Nie tak dawno grupa Killnet zapowiedziała cybernetyczną wojnę z „wrogami Rosji”, którzy opowiedzieli się po stronie Ukrainy w trwającym właśnie konflikcie za naszą wschodnią granicą. Jak się okazuje, hakerzy nie rzucali słów na wiatr, czego efektem jest potwierdzony właśnie atak na rządowe strony internetowe. Grupie udało się choćby wyłączyć dostęp do witryny ministerstwa spraw zagranicznych Włoch oraz krajowego stowarzyszenia sędziów. Choć wiemy, że atakowali już wcześniej inne cele, to omawiana sytuacja jest ich pierwszą cyfrową ofensywą po wspomnianym wypowiedzeniu wojny sojusznikom Ukrainy.

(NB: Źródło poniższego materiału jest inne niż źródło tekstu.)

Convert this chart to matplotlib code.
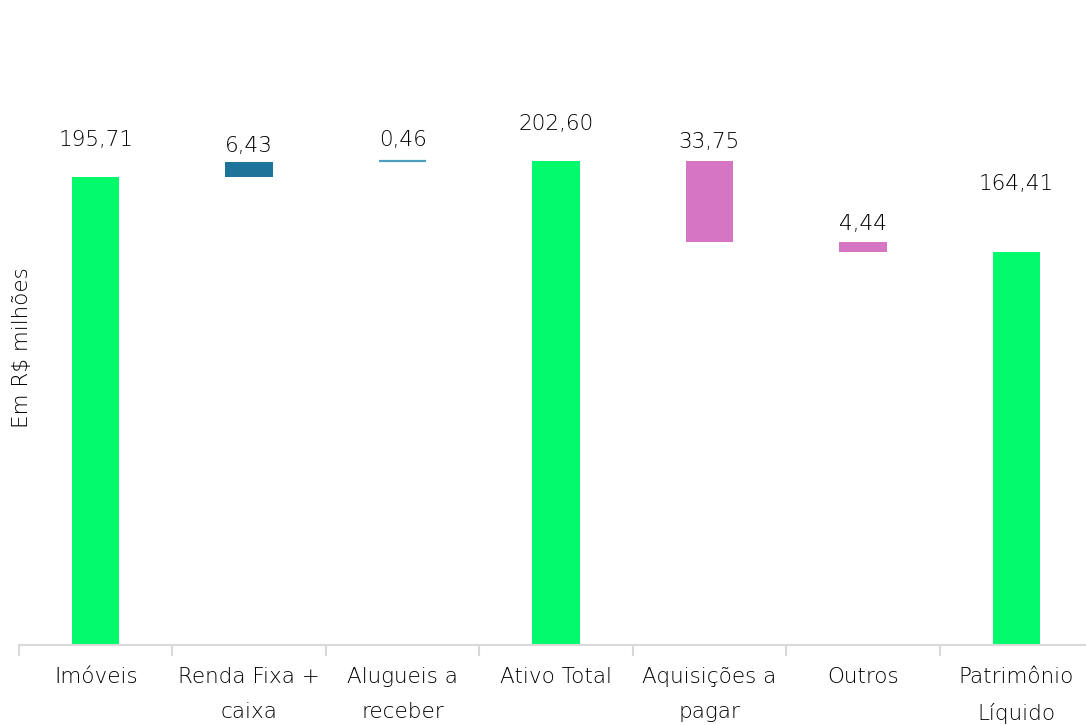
import matplotlib
matplotlib.use("Agg")
import matplotlib.pyplot as plt
import numpy as np

categories = ["Imóveis", "Renda Fixa +\ncaixa", "Alugueis a\nreceber", "Ativo Total",
              "Aquisições a\npagar", "Outros", "Patrimônio\nLíquido"]
values = [195.71, 6.43, 0.46, 202.60, -33.75, -4.44, 164.41]
kinds = ["total", "delta", "delta", "total", "delta", "delta", "total"]
labels = ["195,71", "6,43", "0,46", "202,60", "33,75", "4,44", "164,41"]

GREEN = "#00FA6C"
BLUE = "#1D7399"
LIGHTBLUE = "#4E9EBF"
PINK = "#D575C4"
TXT = "#000000"

plt.rcParams["font.family"] = ["DejaVu Sans"]
plt.rcParams["font.weight"] = "light"

fig = plt.figure(figsize=(10.86, 7.25), dpi=100)
W, H = 1086, 725
ax = fig.add_axes([19 / W, 1 - 645 / H, (1093 - 19) / W, 645 / H])

# waterfall bottoms / tops
bottoms, heights, colors = [], [], []
running = 0.0
for v, k in zip(values, kinds):
    if k == "total":
        bottoms.append(0.0)
        heights.append(v)
        running = v
        colors.append(GREEN)
    else:
        start = running
        running = running + v
        bottoms.append(min(start, running))
        heights.append(abs(v))
        colors.append(BLUE if v > 0 else PINK)
colors[2] = LIGHTBLUE

x = np.arange(len(categories))
ax.bar(x, heights, bottom=bottoms, width=0.31, color=colors, edgecolor="none")
# the tiny 0,46 bar shows as a thin line
ax.plot([x[2] - 0.155, x[2] + 0.155], [bottoms[2] + heights[2]] * 2,
        color=LIGHTBLUE, lw=1.6, solid_capstyle="butt")

# label offsets above bar tops (pixels)
offsets = [37, 16, 21, 37, 19, 18, 68]
for xi, b, h, lab, off in zip(x, bottoms, heights, labels, offsets):
    ax.annotate(lab, (xi, b + h), xytext=(0, off * 0.72), textcoords="offset points",
                ha="center", va="center", fontsize=15.5, color=TXT)

ax.set_xlim(-0.5, len(categories) - 0.5)
ax.set_ylim(0, 270)
ax.set_yticks([])
for s in ["top", "right", "left"]:
    ax.spines[s].set_visible(False)
ax.spines["bottom"].set_color("#D9D9D9")
ax.spines["bottom"].set_linewidth(1.5)

ax.set_xticks(np.arange(-0.5, len(categories), 1.0), minor=False)
ax.set_xticklabels([])
ax.tick_params(axis="x", which="major", length=8, width=1.5, color="#D9D9D9")
ax.set_xticks(x, minor=True)
ax.set_xticklabels(categories, minor=True, fontsize=15.5, color=TXT, linespacing=1.95)
ax.tick_params(axis="x", which="minor", length=0, pad=16)

fig.text(22 / W, 1 - 348 / H, "Em R$ milhões", rotation=90, ha="center", va="center",
         fontsize=15.5, color=TXT)

fig.savefig("out.png", dpi=100)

Italy 🇮🇹 : the websites of the Ministry of Foreign Affairs and other Italian institutions were hit by #DDoS attacks on May 20.

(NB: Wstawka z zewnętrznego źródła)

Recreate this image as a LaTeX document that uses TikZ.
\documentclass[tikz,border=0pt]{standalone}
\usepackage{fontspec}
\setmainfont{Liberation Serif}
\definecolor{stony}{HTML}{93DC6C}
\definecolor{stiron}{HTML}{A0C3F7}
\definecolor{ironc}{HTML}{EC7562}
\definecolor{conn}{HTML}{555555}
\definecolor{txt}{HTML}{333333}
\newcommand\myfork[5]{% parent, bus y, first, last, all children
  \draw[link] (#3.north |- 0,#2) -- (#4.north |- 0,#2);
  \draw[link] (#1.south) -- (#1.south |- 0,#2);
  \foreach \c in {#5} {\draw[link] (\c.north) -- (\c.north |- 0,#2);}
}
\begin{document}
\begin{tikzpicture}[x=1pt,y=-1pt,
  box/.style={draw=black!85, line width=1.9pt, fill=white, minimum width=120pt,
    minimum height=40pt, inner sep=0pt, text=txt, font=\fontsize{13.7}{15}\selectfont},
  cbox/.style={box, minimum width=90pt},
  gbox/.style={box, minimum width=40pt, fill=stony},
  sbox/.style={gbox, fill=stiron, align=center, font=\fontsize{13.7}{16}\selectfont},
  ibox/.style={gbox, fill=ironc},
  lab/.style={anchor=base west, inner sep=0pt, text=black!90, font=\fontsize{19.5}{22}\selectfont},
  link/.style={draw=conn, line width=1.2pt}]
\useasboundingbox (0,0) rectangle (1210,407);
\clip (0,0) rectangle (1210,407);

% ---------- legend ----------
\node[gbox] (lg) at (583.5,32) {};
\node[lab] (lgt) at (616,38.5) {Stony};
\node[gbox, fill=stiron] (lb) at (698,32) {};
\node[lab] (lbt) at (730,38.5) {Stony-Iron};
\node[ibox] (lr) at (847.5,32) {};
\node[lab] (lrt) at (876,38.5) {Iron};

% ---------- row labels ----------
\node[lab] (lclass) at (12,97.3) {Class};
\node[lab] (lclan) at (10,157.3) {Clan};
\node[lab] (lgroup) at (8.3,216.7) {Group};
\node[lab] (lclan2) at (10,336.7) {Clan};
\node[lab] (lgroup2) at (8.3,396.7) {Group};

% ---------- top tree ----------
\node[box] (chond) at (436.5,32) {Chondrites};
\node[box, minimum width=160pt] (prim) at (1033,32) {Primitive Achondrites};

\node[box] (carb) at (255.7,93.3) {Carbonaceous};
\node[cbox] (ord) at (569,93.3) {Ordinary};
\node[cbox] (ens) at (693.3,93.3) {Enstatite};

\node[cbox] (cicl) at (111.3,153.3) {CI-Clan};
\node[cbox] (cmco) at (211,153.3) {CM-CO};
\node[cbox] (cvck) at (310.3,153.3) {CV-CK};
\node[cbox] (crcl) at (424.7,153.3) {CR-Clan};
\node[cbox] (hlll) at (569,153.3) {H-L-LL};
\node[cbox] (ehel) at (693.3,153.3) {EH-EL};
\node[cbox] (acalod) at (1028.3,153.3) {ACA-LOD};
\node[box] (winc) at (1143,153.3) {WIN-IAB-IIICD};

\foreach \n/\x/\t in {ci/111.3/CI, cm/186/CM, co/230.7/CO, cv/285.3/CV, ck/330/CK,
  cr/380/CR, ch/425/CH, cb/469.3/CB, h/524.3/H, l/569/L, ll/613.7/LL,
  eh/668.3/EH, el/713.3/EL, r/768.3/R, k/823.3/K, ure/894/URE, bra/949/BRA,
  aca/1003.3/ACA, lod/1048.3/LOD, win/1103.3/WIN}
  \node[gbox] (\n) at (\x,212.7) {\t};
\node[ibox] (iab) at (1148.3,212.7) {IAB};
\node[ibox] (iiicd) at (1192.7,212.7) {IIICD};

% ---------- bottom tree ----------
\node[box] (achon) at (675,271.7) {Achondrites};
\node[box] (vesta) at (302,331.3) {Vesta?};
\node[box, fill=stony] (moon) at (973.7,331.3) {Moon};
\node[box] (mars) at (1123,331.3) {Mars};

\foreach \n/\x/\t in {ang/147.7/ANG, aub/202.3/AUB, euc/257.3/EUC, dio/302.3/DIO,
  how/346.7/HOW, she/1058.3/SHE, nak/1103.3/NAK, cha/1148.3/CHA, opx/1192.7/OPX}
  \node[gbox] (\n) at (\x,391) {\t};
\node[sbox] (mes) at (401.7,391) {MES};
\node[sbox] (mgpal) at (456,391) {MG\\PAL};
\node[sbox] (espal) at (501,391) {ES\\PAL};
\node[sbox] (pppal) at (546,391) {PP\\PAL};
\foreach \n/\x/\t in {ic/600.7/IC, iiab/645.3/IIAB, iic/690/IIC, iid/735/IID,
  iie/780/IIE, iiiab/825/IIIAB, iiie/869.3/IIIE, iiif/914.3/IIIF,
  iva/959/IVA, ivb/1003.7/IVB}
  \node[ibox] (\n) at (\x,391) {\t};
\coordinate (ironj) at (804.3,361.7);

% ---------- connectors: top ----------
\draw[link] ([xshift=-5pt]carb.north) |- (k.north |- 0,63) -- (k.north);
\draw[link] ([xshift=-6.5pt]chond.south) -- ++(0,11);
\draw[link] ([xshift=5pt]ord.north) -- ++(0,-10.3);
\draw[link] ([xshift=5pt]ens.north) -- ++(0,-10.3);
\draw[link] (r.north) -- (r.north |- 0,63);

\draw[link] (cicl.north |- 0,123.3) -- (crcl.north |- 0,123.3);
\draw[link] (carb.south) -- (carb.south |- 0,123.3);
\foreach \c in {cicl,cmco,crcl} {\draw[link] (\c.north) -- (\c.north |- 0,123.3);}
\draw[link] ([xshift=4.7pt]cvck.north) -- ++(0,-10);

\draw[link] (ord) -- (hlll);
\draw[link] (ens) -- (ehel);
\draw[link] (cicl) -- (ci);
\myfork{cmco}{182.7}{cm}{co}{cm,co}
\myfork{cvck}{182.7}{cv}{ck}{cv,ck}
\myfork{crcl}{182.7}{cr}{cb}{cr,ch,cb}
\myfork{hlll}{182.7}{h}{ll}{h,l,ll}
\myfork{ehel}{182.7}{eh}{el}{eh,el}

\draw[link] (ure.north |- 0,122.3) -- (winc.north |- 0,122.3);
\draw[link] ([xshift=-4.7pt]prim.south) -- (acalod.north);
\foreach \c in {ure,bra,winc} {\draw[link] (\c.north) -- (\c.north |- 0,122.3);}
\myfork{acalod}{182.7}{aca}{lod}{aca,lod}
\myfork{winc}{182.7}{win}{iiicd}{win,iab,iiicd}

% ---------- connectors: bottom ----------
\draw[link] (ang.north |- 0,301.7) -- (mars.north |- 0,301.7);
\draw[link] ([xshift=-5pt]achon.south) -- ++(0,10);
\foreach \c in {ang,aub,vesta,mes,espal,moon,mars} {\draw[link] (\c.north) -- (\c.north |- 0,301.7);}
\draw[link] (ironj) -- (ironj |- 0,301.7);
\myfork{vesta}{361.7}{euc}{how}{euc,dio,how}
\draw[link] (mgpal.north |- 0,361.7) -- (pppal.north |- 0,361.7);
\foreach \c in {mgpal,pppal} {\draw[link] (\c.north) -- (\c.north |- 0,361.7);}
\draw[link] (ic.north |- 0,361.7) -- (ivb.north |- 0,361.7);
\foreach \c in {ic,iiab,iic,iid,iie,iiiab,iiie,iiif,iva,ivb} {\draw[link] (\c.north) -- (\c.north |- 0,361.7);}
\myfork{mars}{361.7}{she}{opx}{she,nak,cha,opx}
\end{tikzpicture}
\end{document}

— Cyber, etc… (@cyber_etc) May 20, 2022
The #cyberattack was launched by the pro-Kremlin hacker team #Killnet and its affiliate #Legion.
Via @reuters & @AmanteAngelohttps://t.co/rH0gTFAlnX
W ataku poza Killnet udział brał też powiązany z nią zespół Legion. Policja potwierdza, że obie ekipy były też zamieszane w cyberatak na odbywający się w Turynie finałowy Konkurs Piosenki Eurowizji, który odbył się tydzień temu. Ten zresztą zakończył się wygraną Ukrainy, co oczywiście nie zostało zbyt dobrze przyjęte w Rosji.
Co jednak istotne, większość ataków została zablokowana, a strony, które zostały zdjęte przez hakerów, w większości już przywrócono. Można być jednak pewnym, że Killnet na tym nie poprzestanie i szykuje się gigantyczny konflikt w sieci, do którego mogą przystąpić też inne grupy, zarówno te przychylne Rosjanom, jak i walczące po stronie Ukrainy i szeroko rozumianego zachodu.